Тогда я еще не читала Теннисона и решила, что мисс Принс просто описывает озеро.
– Да, мисс, – согласилась я.
Постояв еще мгновение, она обернулась:
– Я пошлю за ними садовника. Как там его…
– Дадли, мисс.
– Значит, пошлю Дадли. Не будем забывать, что точность – вежливость королей.
– Да, мисс, – приседая, подтвердила я.
Учительница процокала мимо меня и, выйдя, плотно притворила дверь.
Дети возникли передо мной будто по мановению волшебной палочки – из-за занавески, кукольного домика, старой тряпки.
Ханна улыбнулась мне, но я не ответила. Пыталась понять, что я только что сделала. Зачем я это сделала.
Растерянная, подавленная, смущенная, я торопливо присела и выбежала из детской в коридор. Щеки мои горели, я спешила вновь оказаться на привычной кухне, подальше от этих странных взрослых детей и тех непонятных чувств, которые они во мне вызывали.
В ожидании концерта
Сбегая вниз по ступеням в дымную кухню, я услышала, как Нэнси выкликает мое имя. Я чуть-чуть постояла на нижней площадке, выжидая, пока глаза привыкнут к полутьме, и торопливо вошла. На огромной плите посвистывал медный чайник, от варившегося рядом окорока поднимался солоноватый пар. Посудомойка Кэти, бездумно глядя в запотевшее окно, скребла в раковине кастрюли. Миссис Таунсенд не было – скорее всего, прилегла отдохнуть, пока не пришло время готовить чай. Нэнси сидела в столовой для слуг в окружении ваз, канделябров, кубков и огромных блюд.
– Наконец-то, – нахмурилась она так, что глаза превратились в черные щелочки. – Я уж думала, придется тебя разыскивать. – Нэнси указала на соседний стул. – Не стой как истукан. Бери тряпку да помогай.
Я уселась рядом с ней и выбрала широкий круглый молочник, с прошлого года не видевший дневного света. Оттирая с него пятна, я пыталась представить, что творится сейчас в детской. Как там смеются, играют, поддразнивают друг друга.
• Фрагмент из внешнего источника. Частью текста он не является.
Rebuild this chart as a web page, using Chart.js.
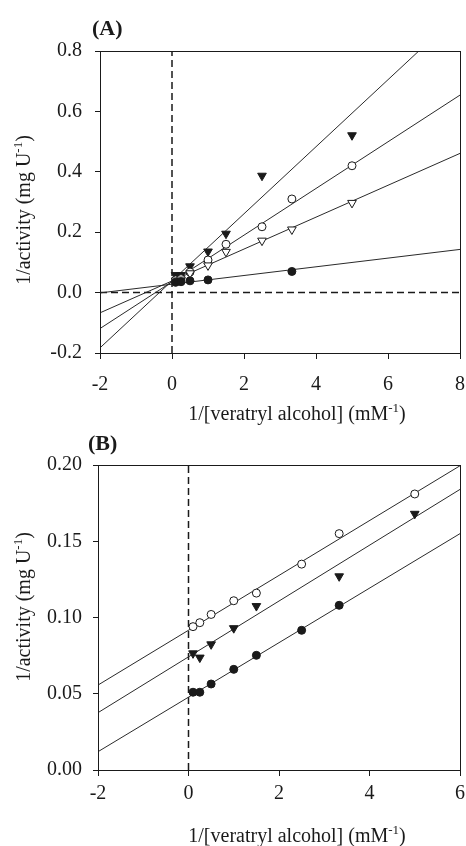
<!DOCTYPE html>
<html>
<head>
<meta charset="utf-8">
<script src="https://cdn.jsdelivr.net/npm/chart.js@4.4.0/dist/chart.umd.min.js"></script>
<style>
  html, body { margin: 0; padding: 0; background: #fff; }
  canvas { position: absolute; left: 0; }
  #chartA { top: 0; }
  #chartB { top: 430px; }
</style>
</head>
<body>
<canvas id="chartA" width="466" height="430"></canvas>
<canvas id="chartB" width="466" height="416"></canvas>
<script>
// 1/[veratryl alcohol] (mM-1)
const invConc = [0.1, 0.25, 0.5, 1, 1.5, 2.5, 3.33, 5];

// Panel A - 1/activity, null = no point
const aFilledTri  = [0.058, 0.058, 0.087, 0.136, 0.195, 0.387, null, 0.521];
const aOpenCircle = [0.042, 0.046, 0.068, 0.108, 0.160, 0.218, 0.310, 0.420];
const aOpenTri    = [0.040, 0.043, 0.064, 0.090, 0.135, 0.172, 0.209, 0.297];
const aFilledCirc = [0.034, 0.036, 0.039, 0.042, null, null, 0.070, null];

// Panel A fitted lines, y at x = -2 and x = 8
const aLineX = [-2, 8];
const aFitFilledTri  = [-0.183, 0.927];
const aFitOpenCircle = [-0.119, 0.654];
const aFitOpenTri    = [-0.067, 0.461];
const aFitFilledCirc = [-0.001, 0.143];

// Panel B
const bOpenCircle = [0.094, 0.0966, 0.102, 0.111, 0.116, 0.135, 0.155, 0.181];
const bFilledTri  = [0.0765, 0.0737, 0.0824, 0.093, 0.1075, null, 0.127, 0.168];
const bFilledCirc = [0.051, 0.051, 0.0564, 0.066, 0.0752, 0.0916, 0.108, null];

// Panel B fitted lines, y at x = -2 and x = 6
const bLineX = [-2, 6];
const bFitOpenCircle = [0.0557, 0.1995];
const bFitFilledTri  = [0.0376, 0.184];
const bFitFilledCirc = [0.012, 0.155];

const ink = '#1a1a1a';
const serif = '"Liberation Serif", "Times New Roman", serif';

function pts(xs, ys) {
  return xs.map((x, i) => ({ x: x, y: ys[i] })).filter(p => p.y !== null);
}

function markers(ys, kind) {
  const tri = kind.indexOf('tri') >= 0;
  const filled = kind.indexOf('filled') >= 0;
  return {
    data: pts(invConc, ys),
    showLine: false,
    pointStyle: tri ? 'triangle' : 'circle',
    rotation: tri ? 180 : 0,
    pointRadius: tri ? 5 : 4,
    pointBorderWidth: 1,
    pointBackgroundColor: filled ? ink : '#fff',
    pointBorderColor: ink,
    order: 0
  };
}

function fitLine(xs, ys) {
  return {
    data: pts(xs, ys),
    showLine: true,
    borderColor: '#2a2a2a',
    borderWidth: 1,
    pointRadius: 0,
    order: 1
  };
}

function dashLine(xs, ys) {
  return {
    data: pts(xs, ys),
    showLine: true,
    borderColor: ink,
    borderWidth: 1.5,
    borderDash: [7, 4],
    pointRadius: 0,
    order: 2
  };
}

function drawWithSup(ctx, pre, sup, post, cx, cy, rot) {
  const big = '20px ' + serif, small = '13px ' + serif;
  ctx.save();
  ctx.translate(cx, cy);
  ctx.rotate(rot);
  ctx.textAlign = 'left';
  ctx.textBaseline = 'alphabetic';
  ctx.font = big;
  const w1 = ctx.measureText(pre).width;
  const w3 = ctx.measureText(post).width;
  ctx.font = small;
  const w2 = ctx.measureText(sup).width;
  let x = -(w1 + w2 + w3) / 2;
  ctx.font = big; ctx.fillText(pre, x, 7); x += w1;
  ctx.font = small; ctx.fillText(sup, x, -1); x += w2;
  ctx.font = big; ctx.fillText(post, x, 7);
  ctx.restore();
}

// frame round the plot + panel tag + axis titles
const panelDecor = {
  id: 'panelDecor',
  afterDraw(chart, args, opts) {
    const { ctx, chartArea: a } = chart;
    ctx.save();
    ctx.strokeStyle = ink;
    ctx.lineWidth = 1;
    const l = Math.round(a.left) + 0.5, t = Math.round(a.top) + 0.5;
    const r = Math.round(a.right) + 0.5, b = Math.round(a.bottom) + 0.5;
    ctx.strokeRect(l, t, r - l, b - t);
    ctx.fillStyle = ink;
    ctx.font = 'bold 22px ' + serif;
    ctx.textAlign = 'left';
    ctx.textBaseline = 'middle';
    ctx.fillText(opts.tag, opts.tagX, opts.tagY);
    drawWithSup(ctx, '1/[veratryl alcohol] (mM', '-1', ')', opts.xTitleX, opts.xTitleY, 0);
    drawWithSup(ctx, '1/activity (mg U', '-1', ')', opts.yTitleX, opts.yTitleY, -Math.PI / 2);
    ctx.restore();
  }
};

function axis(min, max, step, fmt, size, tickLen, pad, vertical) {
  return {
    type: 'linear',
    min: min,
    max: max,
    afterFit: s => {
      if (vertical) s.width = size; else s.height = size;
      // let the plot run right up to the layout padding
      s.paddingLeft = 0; s.paddingRight = 0;
    },
    ticks: {
      stepSize: step,
      padding: pad,
      color: ink,
      font: { family: serif, size: 20 },
      callback: v => fmt(v),
      maxRotation: 0,
      autoSkip: false
    },
    grid: { drawOnChartArea: false, drawTicks: true, tickLength: tickLen, color: ink, lineWidth: 1 },
    border: { display: true, color: ink, width: 1 },
    title: { display: false }
  };
}

function makeChart(id, datasets, scales, padding, decor) {
  return new Chart(document.getElementById(id), {
    type: 'scatter',
    data: { datasets: datasets },
    options: {
      responsive: false,
      animation: false,
      layout: { padding: padding },
      plugins: { legend: { display: false }, tooltip: { enabled: false }, panelDecor: decor },
      scales: scales
    },
    plugins: [panelDecor]
  });
}

makeChart('chartA', [
  markers(aFilledCirc, 'filled circle'),
  markers(aOpenTri, 'open tri'),
  markers(aOpenCircle, 'open circle'),
  markers(aFilledTri, 'filled tri'),
  fitLine(aLineX, aFitFilledTri),
  fitLine(aLineX, aFitOpenCircle),
  fitLine(aLineX, aFitOpenTri),
  fitLine(aLineX, aFitFilledCirc),
  dashLine([0, 0], [-0.2, 0.8]),
  dashLine([-2, 8], [0, 0])
], {
  x: axis(-2, 8, 2, v => String(v), 77, 6, 14, false),
  y: axis(-0.2, 0.8, 0.2, v => v.toFixed(1), 100, 5, 13, true)
}, { left: 0, right: 5, top: 51, bottom: 0 },
{ tag: '(A)', tagX: 92, tagY: 29, xTitleX: 297, xTitleY: 413, yTitleX: 23, yTitleY: 210 });

makeChart('chartB', [
  markers(bFilledCirc, 'filled circle'),
  markers(bFilledTri, 'filled tri'),
  markers(bOpenCircle, 'open circle'),
  fitLine(bLineX, bFitOpenCircle),
  fitLine(bLineX, bFitFilledTri),
  fitLine(bLineX, bFitFilledCirc),
  dashLine([0, 0], [0, 0.2])
], {
  x: axis(-2, 6, 2, v => String(v), 76, 6, 6, false),
  y: axis(0, 0.2, 0.05, v => v.toFixed(2), 98, 5, 11, true)
}, { left: 0, right: 6, top: 35, bottom: 0 },
{ tag: '(B)', tagX: 88, tagY: 14, xTitleX: 297, xTitleY: 405, yTitleX: 23, yTitleY: 177 });
</script>
</body>
</html>
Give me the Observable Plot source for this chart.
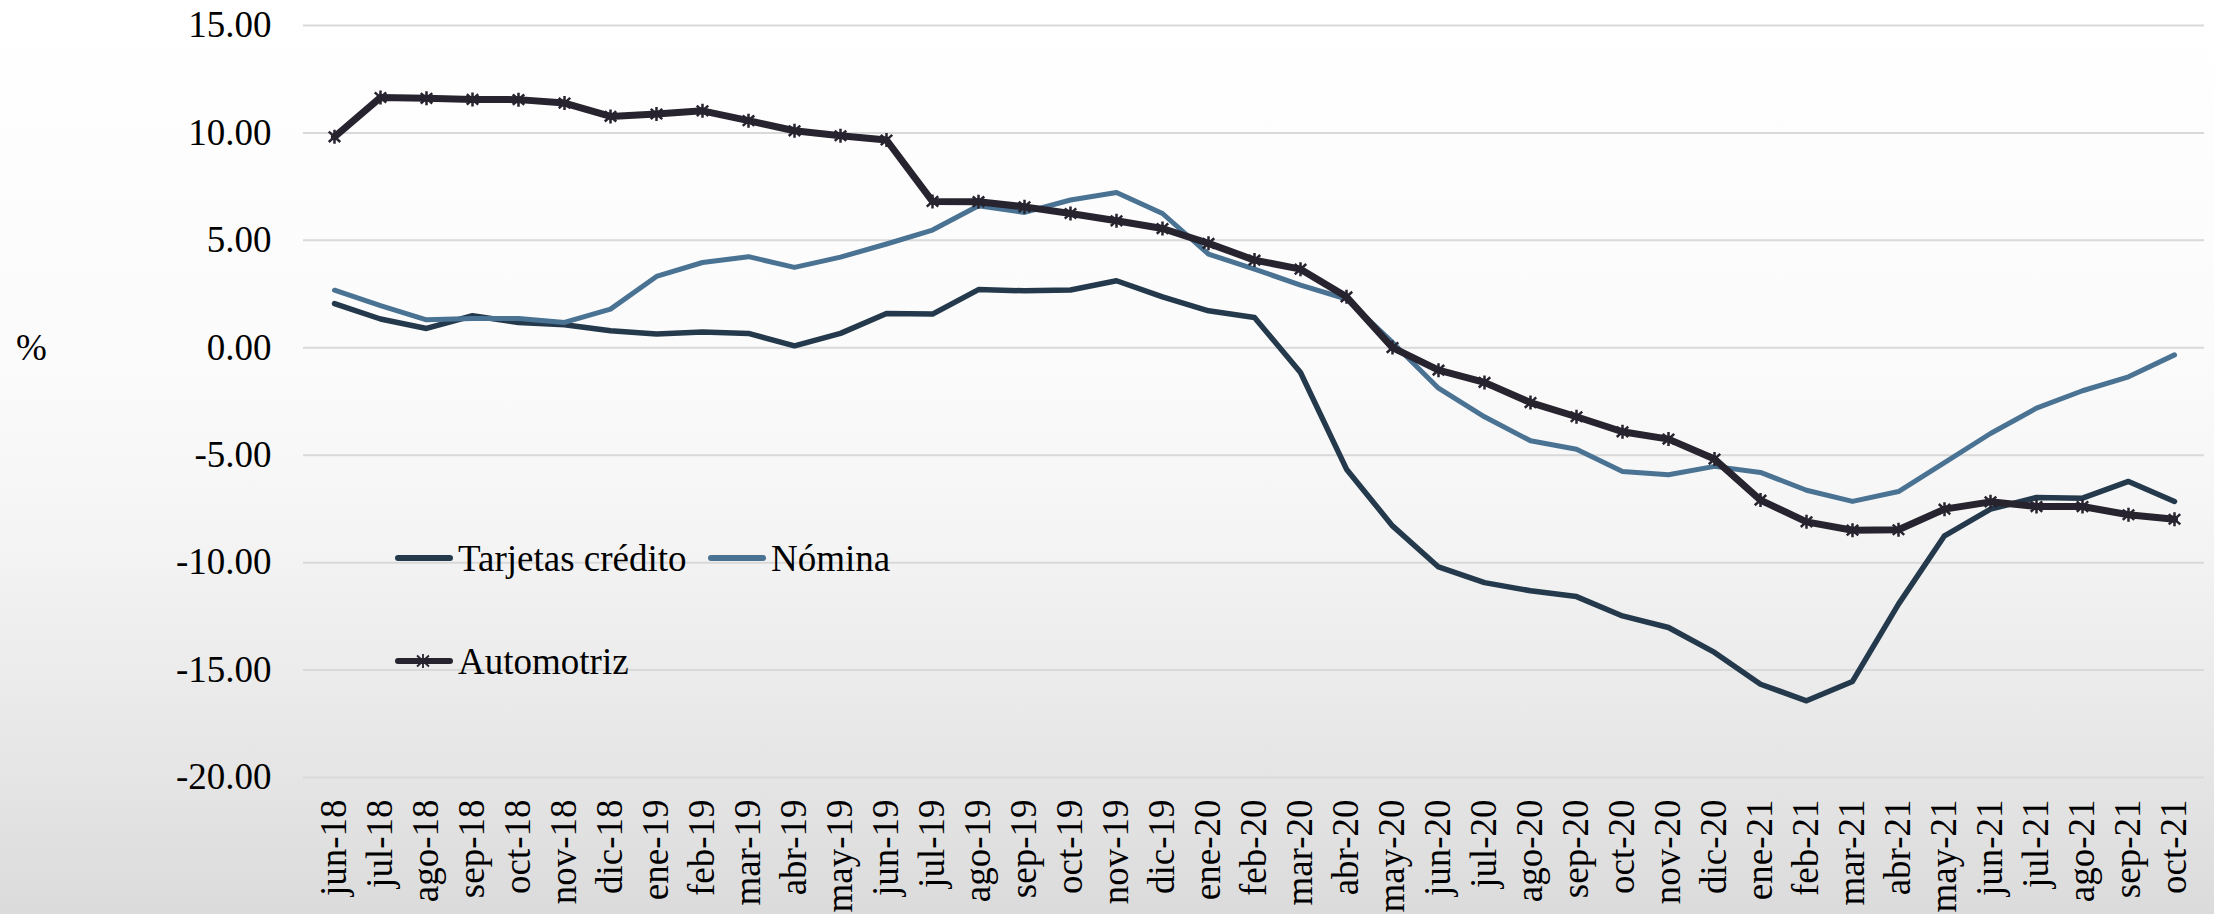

Мне будто приоткрылась чудная книга с волшебными картинками, но, не успела я зачитаться, пришлось со вздохом отложить ее в сторону. Понимаешь? Уже тогда я почти что влюбилась в младших Хартфордов.
– Ты что! – воскликнула Нэнси, отбирая у меня тряпку. – Это же столовое серебро его светлости! Повезло тебе, что мистер Гамильтон не видит, как ты его царапаешь.
Она приподняла повыше вазу, которую чистила сама, и начала тереть ее размеренными круговыми движениями.
– Вот так. Видишь? Аккуратно. В одну сторону.
Я кивнула и вновь принялась за свой молочник. В голове роились вопросы о Хартфордах, вопросы, на которые – я была уверена – Нэнси знает ответ. И все-таки я не решалась их задать. С нее бы сталось перевести меня работать подальше от детской, если б она почуяла, что я получаю от своих обязанностей недолжное удовольствие.
Но как влюбленному даже самые простые вещи кажутся исполненными великого смысла, так и мне хотелось узнать о Хартфордах хоть что-нибудь. Я вспомнила о запрятанных в комоде книгах, о Шерлоке Холмсе, который заставлял людей давать самые неожиданные ответы при помощи искусных вопросов. Глубоко вздохнув, я позвала:
– Нэнси…
– Мм?
– А как выглядит сын лорда Эшбери?
Черные глаза потеплели.
– Майор Джонатан? Он очень красивый…
– Нет, майора Джонатана я видела.
Не заметить майора Джонатана, живя в Ривертоне, было трудновато. Портрет старшего сына лорда Эшбери, наследника, закончившего сперва Итон, а затем и военную академию Сандхерст, висел рядом с портретом отца (в ряду целой галереи отцов предыдущих поколений) на верхней площадке парадной лестницы, сурово глядя в вестибюль: голова гордо поднята, медали сверкают, голубые глаза холодны как лед. Гордость Ривертона – как наверху, так и под лестницей. Герой Англо-бурской войны. Будущий лорд Эшбери.
Нет, я имела в виду Фредерика, того, кого в детской, со страхом ли, с восхищением, называли «па». Младшего сына лорда Эшбери, имя которого заставляло гостей леди Вайолет улыбаться и покачивать головой, а его светлость бормотать что-то неразборчивое в стакан с хересом.